Vegetarians a third less likely to suffer heart disease, UK study shows
Vegetarians are a third less likely to develop cardiovascular disease than those who eat meat and fish, a longtime study of thousands show
Vegetarians were 32 per cent less likely to be admitted to hospital or die from heart disease than people who ate meat and fish, scientists at Oxford University reported.
The researchers followed nearly 45,000 adults, a third of them vegetarians, for an average of 11 and a half years and accounted for factors such as their age, whether they smoked, alcohol consumption, physical activity, education and socio-economic background, according to the study published on Wednesday in the American Journal of Clinical Nutrition.
In the 50 to 70 age group, 6.8 per cent of study participants who ate meat or fish were sent to hospital or died from heart disease, compared to 4.6 per cent of vegetarians.
The study, dubbed the European Prospective Investigation into Cancer and Nutrition (EPIC), is the largest of its kind in Britain.
"Probably most of the difference is accounted for by the fact that the vegetarians had lower cholesterol and lower blood pressure," said Francesca Crowe, one of the authors of the study and a nutritional epidemiologist at Oxford. "Diet is an important determinant of heart disease."

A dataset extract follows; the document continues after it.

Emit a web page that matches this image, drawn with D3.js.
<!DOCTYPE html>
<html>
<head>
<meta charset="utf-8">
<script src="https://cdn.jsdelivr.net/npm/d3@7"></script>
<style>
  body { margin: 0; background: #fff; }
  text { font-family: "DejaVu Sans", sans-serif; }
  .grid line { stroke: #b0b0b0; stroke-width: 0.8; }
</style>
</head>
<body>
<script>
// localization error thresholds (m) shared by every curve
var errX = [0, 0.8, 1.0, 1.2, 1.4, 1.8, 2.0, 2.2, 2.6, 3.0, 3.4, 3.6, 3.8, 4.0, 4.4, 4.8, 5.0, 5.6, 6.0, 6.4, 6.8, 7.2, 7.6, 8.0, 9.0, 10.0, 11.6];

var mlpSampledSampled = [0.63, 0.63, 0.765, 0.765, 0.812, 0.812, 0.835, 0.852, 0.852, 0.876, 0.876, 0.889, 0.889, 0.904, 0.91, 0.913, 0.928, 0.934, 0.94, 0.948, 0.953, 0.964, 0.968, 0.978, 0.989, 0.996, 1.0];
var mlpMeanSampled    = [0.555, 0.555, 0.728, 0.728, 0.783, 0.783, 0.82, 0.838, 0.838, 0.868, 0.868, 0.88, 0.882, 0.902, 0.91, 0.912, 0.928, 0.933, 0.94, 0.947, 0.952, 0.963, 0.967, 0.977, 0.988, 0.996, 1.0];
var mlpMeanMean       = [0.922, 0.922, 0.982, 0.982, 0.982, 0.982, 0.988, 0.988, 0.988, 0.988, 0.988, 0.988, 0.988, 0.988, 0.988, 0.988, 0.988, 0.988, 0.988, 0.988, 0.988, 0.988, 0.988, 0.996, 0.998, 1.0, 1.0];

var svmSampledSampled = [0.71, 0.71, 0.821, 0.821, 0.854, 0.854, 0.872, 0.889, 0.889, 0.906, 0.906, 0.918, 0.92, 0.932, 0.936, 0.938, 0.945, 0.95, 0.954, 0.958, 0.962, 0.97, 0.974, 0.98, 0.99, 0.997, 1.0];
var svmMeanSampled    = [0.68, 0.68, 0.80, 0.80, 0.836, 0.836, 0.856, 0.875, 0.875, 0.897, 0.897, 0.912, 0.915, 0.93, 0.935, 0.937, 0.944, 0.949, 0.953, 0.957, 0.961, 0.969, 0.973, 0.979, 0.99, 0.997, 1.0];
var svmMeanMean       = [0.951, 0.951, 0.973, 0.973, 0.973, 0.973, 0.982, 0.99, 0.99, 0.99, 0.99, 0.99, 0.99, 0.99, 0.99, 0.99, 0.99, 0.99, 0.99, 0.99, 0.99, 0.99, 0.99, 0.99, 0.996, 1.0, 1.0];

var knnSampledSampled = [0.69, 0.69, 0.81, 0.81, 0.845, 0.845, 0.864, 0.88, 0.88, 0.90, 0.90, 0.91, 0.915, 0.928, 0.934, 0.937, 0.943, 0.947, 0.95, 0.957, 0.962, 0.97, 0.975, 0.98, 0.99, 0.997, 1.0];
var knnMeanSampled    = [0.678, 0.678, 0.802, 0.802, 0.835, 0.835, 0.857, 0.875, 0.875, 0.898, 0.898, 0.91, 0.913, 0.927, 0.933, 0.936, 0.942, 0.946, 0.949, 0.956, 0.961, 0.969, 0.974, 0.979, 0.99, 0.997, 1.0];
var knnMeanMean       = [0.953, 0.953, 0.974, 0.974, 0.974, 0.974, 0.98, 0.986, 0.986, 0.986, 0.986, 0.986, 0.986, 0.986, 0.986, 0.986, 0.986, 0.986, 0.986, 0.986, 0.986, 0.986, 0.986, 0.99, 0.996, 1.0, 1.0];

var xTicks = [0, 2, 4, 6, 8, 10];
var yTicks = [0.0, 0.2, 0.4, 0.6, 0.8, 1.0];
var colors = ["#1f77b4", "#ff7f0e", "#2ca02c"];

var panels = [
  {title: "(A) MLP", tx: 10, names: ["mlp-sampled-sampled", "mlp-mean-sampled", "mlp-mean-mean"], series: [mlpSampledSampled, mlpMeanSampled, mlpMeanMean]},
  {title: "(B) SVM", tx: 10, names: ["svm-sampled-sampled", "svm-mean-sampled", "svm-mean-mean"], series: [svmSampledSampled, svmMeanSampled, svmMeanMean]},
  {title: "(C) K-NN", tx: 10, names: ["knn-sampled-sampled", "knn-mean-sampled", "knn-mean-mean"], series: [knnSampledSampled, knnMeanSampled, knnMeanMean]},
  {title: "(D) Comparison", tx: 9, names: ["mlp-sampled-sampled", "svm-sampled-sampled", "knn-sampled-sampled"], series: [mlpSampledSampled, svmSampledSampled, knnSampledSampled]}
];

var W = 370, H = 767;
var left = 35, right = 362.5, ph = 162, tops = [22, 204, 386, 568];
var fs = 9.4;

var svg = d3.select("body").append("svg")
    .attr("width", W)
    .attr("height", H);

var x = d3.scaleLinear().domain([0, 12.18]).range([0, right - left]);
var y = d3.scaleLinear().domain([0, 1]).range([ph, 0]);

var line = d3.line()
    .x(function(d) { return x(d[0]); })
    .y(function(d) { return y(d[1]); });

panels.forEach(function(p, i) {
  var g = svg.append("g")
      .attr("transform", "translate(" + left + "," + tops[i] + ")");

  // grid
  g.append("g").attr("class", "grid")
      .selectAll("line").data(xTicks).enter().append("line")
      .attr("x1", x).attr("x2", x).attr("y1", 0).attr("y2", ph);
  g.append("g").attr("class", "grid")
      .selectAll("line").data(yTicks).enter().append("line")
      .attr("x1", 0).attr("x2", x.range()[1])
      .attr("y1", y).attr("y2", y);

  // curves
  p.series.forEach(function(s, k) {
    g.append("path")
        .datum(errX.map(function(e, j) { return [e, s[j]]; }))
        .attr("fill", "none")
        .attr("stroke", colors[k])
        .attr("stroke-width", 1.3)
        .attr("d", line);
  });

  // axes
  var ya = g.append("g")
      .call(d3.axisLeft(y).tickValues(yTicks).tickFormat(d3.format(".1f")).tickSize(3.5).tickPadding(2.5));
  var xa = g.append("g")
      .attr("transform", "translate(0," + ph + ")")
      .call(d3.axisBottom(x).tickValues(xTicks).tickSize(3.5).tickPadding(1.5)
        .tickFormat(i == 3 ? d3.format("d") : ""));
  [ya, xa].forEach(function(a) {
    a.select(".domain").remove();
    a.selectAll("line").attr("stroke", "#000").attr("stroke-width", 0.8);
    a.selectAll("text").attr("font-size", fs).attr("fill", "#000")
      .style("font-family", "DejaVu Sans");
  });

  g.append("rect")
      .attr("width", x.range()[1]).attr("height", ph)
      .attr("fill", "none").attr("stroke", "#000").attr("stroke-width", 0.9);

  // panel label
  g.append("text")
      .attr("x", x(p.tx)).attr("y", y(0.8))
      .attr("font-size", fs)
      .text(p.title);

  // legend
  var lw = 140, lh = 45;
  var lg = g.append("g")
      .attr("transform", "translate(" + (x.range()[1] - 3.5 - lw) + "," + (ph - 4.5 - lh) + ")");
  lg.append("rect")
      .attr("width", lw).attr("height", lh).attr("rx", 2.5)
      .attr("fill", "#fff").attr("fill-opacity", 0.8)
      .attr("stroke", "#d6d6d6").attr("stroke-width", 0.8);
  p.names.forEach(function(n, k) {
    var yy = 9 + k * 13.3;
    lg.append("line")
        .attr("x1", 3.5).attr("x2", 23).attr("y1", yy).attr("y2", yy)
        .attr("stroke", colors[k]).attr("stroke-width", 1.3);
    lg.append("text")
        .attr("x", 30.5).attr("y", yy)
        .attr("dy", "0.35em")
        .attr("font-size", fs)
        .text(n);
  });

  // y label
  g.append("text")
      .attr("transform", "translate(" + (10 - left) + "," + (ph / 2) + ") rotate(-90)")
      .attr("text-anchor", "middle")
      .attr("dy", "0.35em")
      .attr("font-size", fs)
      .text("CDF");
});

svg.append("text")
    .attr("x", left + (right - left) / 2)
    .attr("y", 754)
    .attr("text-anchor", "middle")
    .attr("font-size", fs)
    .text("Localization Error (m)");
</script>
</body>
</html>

Ninety-seven per cent of the participants were Caucasian, said Crowe, but there was no difference in the results for different ethnic groups. "There is no particular reason why it would not be generalisable to vegetarians in other population groups," she said.

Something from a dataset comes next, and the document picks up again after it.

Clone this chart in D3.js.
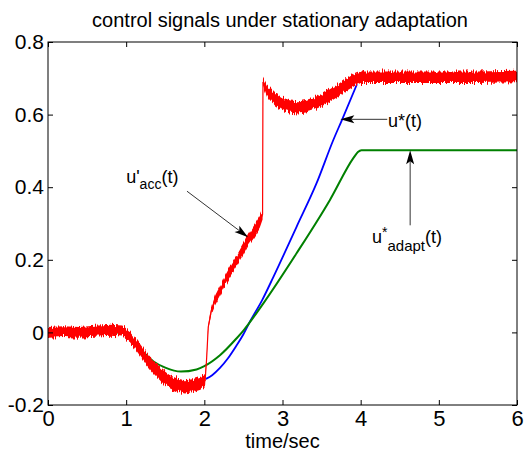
<!DOCTYPE html>
<html>
<head>
<meta charset="utf-8">
<script src="https://cdn.jsdelivr.net/npm/d3@7"></script>
<style>
  body { margin: 0; background: #fff; }
  svg { display: block; font-family: "Liberation Sans", Arial, sans-serif; }
</style>
</head>
<body>
<svg id="chart" width="524" height="457"></svg>
<script>
// ticks
var xTicks = [0, 1, 2, 3, 4, 5, 6];
var yTicks = [-0.2, 0, 0.2, 0.4, 0.6, 0.8];
var yTickLabels = ["-0.2", "0", "0.2", "0.4", "0.6", "0.8"];

// u*(t), blue
var blueT = [2.02, 2.1, 2.2, 2.3, 2.4, 2.5, 2.584, 2.74, 2.884, 3.18, 3.436, 3.65, 3.76, 3.953];
var blueV = [-0.128, -0.118, -0.098, -0.072, -0.04, -0.005, 0.03, 0.089, 0.153, 0.291, 0.411, 0.53, 0.585, 0.684];

// u*adapt(t), green
var greenT = [0, 1.0, 1.1, 1.2, 1.35, 1.5, 1.7, 1.9, 2.0, 2.2, 2.414, 2.5, 2.755, 3.18, 3.607, 3.906, 3.965, 4.01, 6.0];
var greenV = [0, 0, -0.025, -0.05, -0.08, -0.097, -0.108, -0.102, -0.093, -0.063, -0.016, 0.005, 0.08, 0.218, 0.365, 0.48, 0.497, 0.502, 0.502];

// u'acc(t), red: middle of the noisy band and its half height
var redT = [0, 0.2, 0.4, 0.6, 0.8, 0.95, 1.05, 1.15, 1.25, 1.35, 1.45, 1.55, 1.65, 1.75, 1.85, 1.95, 2.01, 2.03, 2.05, 2.09, 2.14, 2.2, 2.27, 2.35, 2.42, 2.5, 2.56, 2.64, 2.71, 2.745, 2.75, 2.8, 2.9, 3.0, 3.1, 3.2, 3.3, 3.4, 3.5, 3.6, 3.7, 3.8, 3.9, 4.0, 4.5, 5.0, 5.5, 6.0];
var redV = [0.0, 0.002, 0.0, 0.003, 0.006, 0.004, -0.012, -0.04, -0.07, -0.095, -0.118, -0.135, -0.145, -0.15, -0.147, -0.14, -0.133, -0.07, 0.015, 0.06, 0.09, 0.115, 0.145, 0.175, 0.2, 0.23, 0.255, 0.28, 0.305, 0.325, 0.69, 0.665, 0.643, 0.63, 0.622, 0.62, 0.623, 0.63, 0.64, 0.652, 0.665, 0.68, 0.693, 0.703, 0.703, 0.703, 0.703, 0.705];
var redHalf = [0.015, 0.015, 0.015, 0.015, 0.015, 0.015, 0.015, 0.016, 0.017, 0.018, 0.018, 0.018, 0.018, 0.018, 0.018, 0.018, 0.015, 0.006, 0.006, 0.01, 0.012, 0.013, 0.013, 0.014, 0.014, 0.015, 0.015, 0.016, 0.016, 0.014, 0.012, 0.016, 0.017, 0.017, 0.017, 0.017, 0.017, 0.017, 0.017, 0.017, 0.017, 0.017, 0.017, 0.016, 0.016, 0.016, 0.016, 0.016];

var svg = d3.select('#chart');
var W = 524, H = 457;
var margin = {left: 48, right: 7, top: 42, bottom: 52};

var x = d3.scaleLinear().domain([0, 6]).range([margin.left, W - margin.right]);
var y = d3.scaleLinear().domain([-0.2, 0.8]).range([H - margin.bottom, margin.top]);

var defs = svg.append('defs');
// jagged edge for the noisy red band
var f = defs.append('filter').attr('id', 'jag')
  .attr('filterUnits', 'userSpaceOnUse')
  .attr('x', 0).attr('y', 0).attr('width', W).attr('height', H);
f.append('feTurbulence').attr('type', 'fractalNoise')
  .attr('baseFrequency', '0.9 0.04').attr('numOctaves', 2).attr('seed', 4).attr('result', 'n');
f.append('feColorMatrix').attr('in', 'n').attr('type', 'matrix')
  .attr('values', '1 0 0 0 0  0 0 0 0 0.5  0 0 1 0 0  0 0 0 0 1').attr('result', 'm');
f.append('feDisplacementMap').attr('in', 'SourceGraphic').attr('in2', 'm')
  .attr('scale', 9).attr('xChannelSelector', 'G').attr('yChannelSelector', 'R');

defs.append('clipPath').attr('id', 'plotclip').append('rect')
  .attr('x', x(0)).attr('y', y(0.8)).attr('width', x(6) - x(0)).attr('height', y(-0.2) - y(0.8));

var plot = svg.append('g').attr('clip-path', 'url(#plotclip)');

var line = d3.line().x(function (d) { return x(d[0]); }).y(function (d) { return y(d[1]); });
var smooth = d3.line().curve(d3.curveMonotoneX)
  .x(function (d) { return x(d[0]); }).y(function (d) { return y(d[1]); });

plot.append('path')
  .attr('d', smooth(d3.zip(blueT, blueV)))
  .attr('fill', 'none').attr('stroke', '#0000ff').attr('stroke-width', 1.8);

plot.append('path')
  .attr('d', smooth(d3.zip(greenT, greenV)))
  .attr('fill', 'none').attr('stroke', '#008000').attr('stroke-width', 2);

var redData = redT.map(function (t, i) { return [t, redV[i], redHalf[i]]; });
var band = d3.area()
  .x(function (d) { return x(d[0]); })
  .y0(function (d) { return y(d[1] - d[2]); })
  .y1(function (d) { return y(d[1] + d[2]); });

plot.append('path')
  .attr('d', band(redData))
  .attr('fill', '#ff0000').attr('filter', 'url(#jag)');
plot.append('path')
  .attr('d', line(redData))
  .attr('fill', 'none').attr('stroke', '#ff0000').attr('stroke-width', 1.2);

// axes, ticks pointing inward
var xAxis = svg.append('g').attr('transform', 'translate(0,' + y(-0.2) + ')')
  .call(d3.axisBottom(x).tickValues(xTicks).tickSize(-5).tickPadding(5).tickFormat(d3.format('d')));
svg.append('g').attr('transform', 'translate(0,' + y(0.8) + ')')
  .call(d3.axisTop(x).tickValues(xTicks).tickSize(-5).tickFormat(''));
var yAxis = svg.append('g').attr('transform', 'translate(' + x(0) + ',0)')
  .call(d3.axisLeft(y).tickValues(yTicks).tickSize(-5).tickPadding(4)
    .tickFormat(function (d, i) { return yTickLabels[i]; }));
svg.append('g').attr('transform', 'translate(' + x(6) + ',0)')
  .call(d3.axisRight(y).tickValues(yTicks).tickSize(-5).tickFormat(''));

svg.selectAll('.domain').remove();
svg.selectAll('.tick line').attr('stroke', '#000');
svg.selectAll('.tick text').attr('fill', '#000').style('font-family', '"Liberation Sans", Arial, sans-serif');
xAxis.selectAll('.tick text').style('font-size', '22px');
yAxis.selectAll('.tick text').style('font-size', '21px');

svg.append('rect')
  .attr('x', x(0)).attr('y', y(0.8))
  .attr('width', x(6) - x(0)).attr('height', y(-0.2) - y(0.8))
  .attr('fill', 'none').attr('stroke', '#000').attr('stroke-width', 1);

svg.append('text')
  .attr('x', 280).attr('y', 27)
  .attr('text-anchor', 'middle').style('font-size', '20px')
  .text('control signals under stationary adaptation');

svg.append('text')
  .attr('x', (x(0) + x(6)) / 2).attr('y', 448)
  .attr('text-anchor', 'middle').style('font-size', '20px')
  .text('time/sec');

// annotations
function arrow(t0, v0, t1, v1) {
  var x0 = x(t0), y0 = y(v0), x1 = x(t1), y1 = y(v1);
  var a = Math.atan2(y1 - y0, x1 - x0), L = 11, w = 4;
  var bx = x1 - L * Math.cos(a), by = y1 - L * Math.sin(a);
  svg.append('line').attr('x1', x0).attr('y1', y0).attr('x2', bx).attr('y2', by)
    .attr('stroke', '#333').attr('stroke-width', 1);
  var nx = -Math.sin(a), ny = Math.cos(a);
  var back = 3;
  svg.append('path')
    .attr('d', 'M' + x1 + ',' + y1 +
      'L' + (bx - back * Math.cos(a) + w * nx) + ',' + (by - back * Math.sin(a) + w * ny) +
      'L' + bx + ',' + by +
      'L' + (bx - back * Math.cos(a) - w * nx) + ',' + (by - back * Math.sin(a) - w * ny) + 'Z')
    .attr('fill', '#000');
}

arrow(1.778, 0.389, 2.56, 0.262);
arrow(4.34, 0.587, 3.74, 0.587);
arrow(4.633, 0.295, 4.633, 0.502);

var t1 = svg.append('text').attr('x', x(1.0)).attr('y', y(0.412)).style('font-size', '18px');
t1.append('tspan').text("u'");
t1.append('tspan').attr('dy', 6).style('font-size', '14px').text('acc');
t1.append('tspan').attr('dy', -6).text('(t)');

svg.append('text').attr('x', x(4.35)).attr('y', y(0.566)).style('font-size', '18px').text('u*(t)');

var t3 = svg.append('text').attr('x', x(4.145)).attr('y', y(0.246)).style('font-size', '18px');
t3.append('tspan').text('u');
t3.append('tspan').attr('dy', -6).style('font-size', '14px').text('*');
t3.append('tspan').attr('dy', 14).style('font-size', '15px').text('adapt');
t3.append('tspan').attr('dy', -8).text('(t)');
</script>
</body>
</html>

Cardiovascular disease is the biggest cause of death in developed countries and accounted for an estimated 17.3 million deaths in 2008 worldwide, including 6.2 million deaths from strokes, according to the World Health Organisation.

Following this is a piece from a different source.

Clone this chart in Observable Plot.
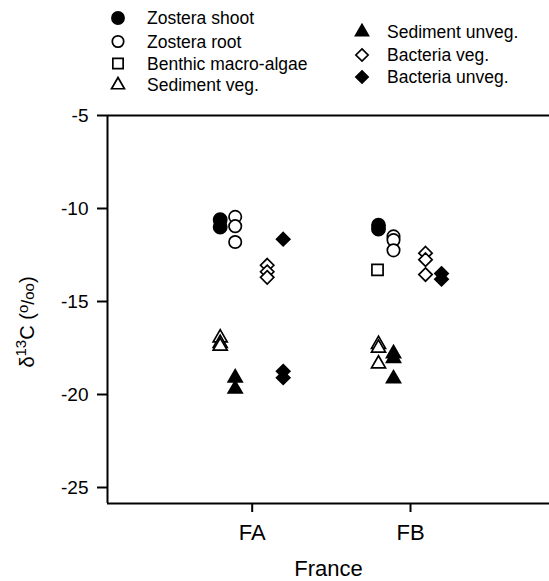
<!DOCTYPE html>
<html><head><meta charset="utf-8">
<script src="https://cdn.jsdelivr.net/npm/d3@7"></script>
<script src="https://cdn.jsdelivr.net/npm/@observablehq/plot@0.6"></script>
<style>
body{margin:0;background:#fff;font-family:"Liberation Sans",Arial,Helvetica,sans-serif;}
#wrap{position:relative;width:549px;height:581px;overflow:hidden;}
#legend{position:absolute;left:0;top:0;width:549px;height:100px;}
#chart{position:absolute;left:0;top:100px;}
.li{position:absolute;font-size:17.5px;line-height:20px;white-space:nowrap;color:#000;}
</style></head><body>
<div id="wrap"><div id="legend"></div><div id="chart"></div></div>
<script>
// ---- data ----
const sites = ["FA", "FB"];
const seriesNames = ["Zostera shoot", "Zostera root", "Benthic macro-algae", "Sediment veg.", "Sediment unveg.", "Bacteria veg.", "Bacteria unveg."];
const zosteraShootFA = [-10.6, -11.0];
const zosteraShootFB = [-10.9, -11.1];
const zosteraRootFA = [-10.45, -10.95, -11.8];
const zosteraRootFB = [-11.5, -11.7, -12.25];
const algaeFA = [];
const algaeFB = [-13.3];
const sedVegFA = [-16.95, -17.25, -17.4];
const sedVegFB = [-17.3, -17.5, -18.35];
const sedUnvegFA = [-19.1, -19.7];
const sedUnvegFB = [-17.8, -18.05, -19.15];
const bactVegFA = [-13.05, -13.4, -13.7];
const bactVegFB = [-12.4, -12.75, -13.55];
const bactUnvegFA = [-11.65, -18.75, -19.1];
const bactUnvegFB = [-13.5, -13.8];
const yTicks = [-5, -10, -15, -20, -25];
const xLabel = "France";

// ---- styles (not data) ----
const styles = [
  {symbol: "circle",   fill: true,  dx: -32, r: 6.6},
  {symbol: "circle",   fill: false, dx: -17, r: 6.2},
  {symbol: "square",   fill: false, dx: -33, r: 6.3},
  {symbol: "triangle", fill: false, dx: -32, r: 5.2},
  {symbol: "triangle", fill: true,  dx: -17, r: 5.2},
  {symbol: "diamond2", fill: false, dx: 15,  r: 6.0},
  {symbol: "diamond2", fill: true,  dx: 31,  r: 6.0}
];
const seriesValues = [
  [zosteraShootFA, zosteraShootFB],
  [zosteraRootFA, zosteraRootFB],
  [algaeFA, algaeFB],
  [sedVegFA, sedVegFB],
  [sedUnvegFA, sedUnvegFB],
  [bactVegFA, bactVegFB],
  [bactUnvegFA, bactUnvegFB]
];

const rows = [];
seriesNames.forEach((name, si) => {
  seriesValues[si].forEach((vals, k) => {
    vals.forEach(v => rows.push({series: name, si, site: k + 1, value: v}));
  });
});

const yDomain = [-25.86, -5];
const xDomain = [0.086, 2.878];

const dotMarks = styles.map((s, si) => Plot.dot(rows.filter(d => d.si === si), {
  x: "site", y: "value", dx: s.dx, r: s.r, symbol: () => s.symbol,
  fill: s.fill ? "black" : "white", stroke: "black", strokeWidth: 1.7
}));

const plot = Plot.plot({
  width: 549, height: 481,
  marginLeft: 107, marginRight: 0, marginTop: 15, marginBottom: 78,
  x: {domain: xDomain},
  y: {domain: yDomain},
  symbol: {type: "identity"},
  style: {fontFamily: "'Liberation Sans', Arial, Helvetica, sans-serif", background: "white", color: "black", overflow: "visible"},
  marks: [
    Plot.axisY({ticks: yTicks, tickFormat: d => String(d), tickSize: 10, tickPadding: 9, fontSize: 19, label: null, strokeWidth: 2}),
    Plot.axisX({ticks: [1, 2], tickFormat: d => sites[d - 1], tickSize: 9, tickPadding: 12, fontSize: 22,
                label: xLabel, labelAnchor: "center", labelOffset: 72, labelArrow: "none", strokeWidth: 2}),
    Plot.ruleY(yDomain, {strokeWidth: 2}),
    Plot.ruleX([xDomain[0]], {strokeWidth: 2}),
    ...dotMarks
  ]
});
document.getElementById("chart").appendChild(plot);

// y-axis label with super/subscripts
const svg = d3.select(plot);
const yl = svg.append("text")
  .attr("transform", "translate(34,222) rotate(-90)")
  .attr("text-anchor", "middle")
  .attr("font-size", 20)
  .attr("fill", "black");
yl.append("tspan").text("δ");
yl.append("tspan").attr("baseline-shift", "super").attr("font-size", 15).text("13");
yl.append("tspan").text("C (");
yl.append("tspan").attr("baseline-shift", "40%").attr("font-size", 15).text("o");
yl.append("tspan").attr("font-size", 18).text("/");
yl.append("tspan").attr("font-size", 15).text("oo");
yl.append("tspan").text(")");

// ---- legend ----
const legendPos = [
  {sx: 118, tx: 147, y: 18},
  {sx: 118, tx: 147, y: 41.5},
  {sx: 118, tx: 147, y: 63.5},
  {sx: 118, tx: 147, y: 85},
  {sx: 362, tx: 387, y: 32},
  {sx: 362, tx: 387, y: 55},
  {sx: 362, tx: 387, y: 77}
];
const symMap = {circle: d3.symbolCircle, square: d3.symbolSquare, triangle: d3.symbolTriangle, diamond2: d3.symbolDiamond2};
const leg = d3.select("#legend");
const lsvg = leg.append("svg").attr("width", 549).attr("height", 100).style("position", "absolute").style("left", 0).style("top", 0);
seriesNames.forEach((name, i) => {
  const s = styles[i], p = legendPos[i];
  lsvg.append("path")
    .attr("d", d3.symbol(symMap[s.symbol], Math.PI * s.r * s.r * 0.85)())
    .attr("transform", `translate(${p.sx},${p.y})`)
    .attr("fill", s.fill ? "black" : "white")
    .attr("stroke", "black").attr("stroke-width", 1.7);
  leg.append("div").attr("class", "li")
    .style("left", p.tx + "px").style("top", (p.y - 10) + "px")
    .text(name);
});
</script>
</body></html>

The Oxford study reinforces previous research that has concluded a healthy diet can reduce heart disease by lowering cholesterol, blood pressure and the risk of diabetes.
Another study of more than 31,000 people who had been diagnosed with cardiovascular disease or diabetes, published in the journal Circulation in December, found that those who ate a diet that favoured fish, vegetables, fruit, beans and nuts over meats and eggs were 35 per cent less likely to die from cardiovascular disease.
Plant-based diets have long been advocated by doctors including Dean Ornish, a California-based cardiologist, and Caldwell Esselstyn, a retired surgeon at the Cleveland Clinic in Ohio, who have argued the benefits of vegetarian diets in their books.
Former United States President Bill Clinton, who had heart disease and underwent coronary bypass surgery in 2004, cited both doctors as influences after he switched to a plant-based diet.
"When these patients will fully commit to plant-based nutrition, they can not only halt but they can arrest and on occasion there will be significant evidence of disease reversal," Esselstyn, a vegetarian for 29 years, said.
The Oxford study was funded by Cancer Research UK and Britain's Medical Research Council and conducted by the university's Cancer Epidemiology Unit.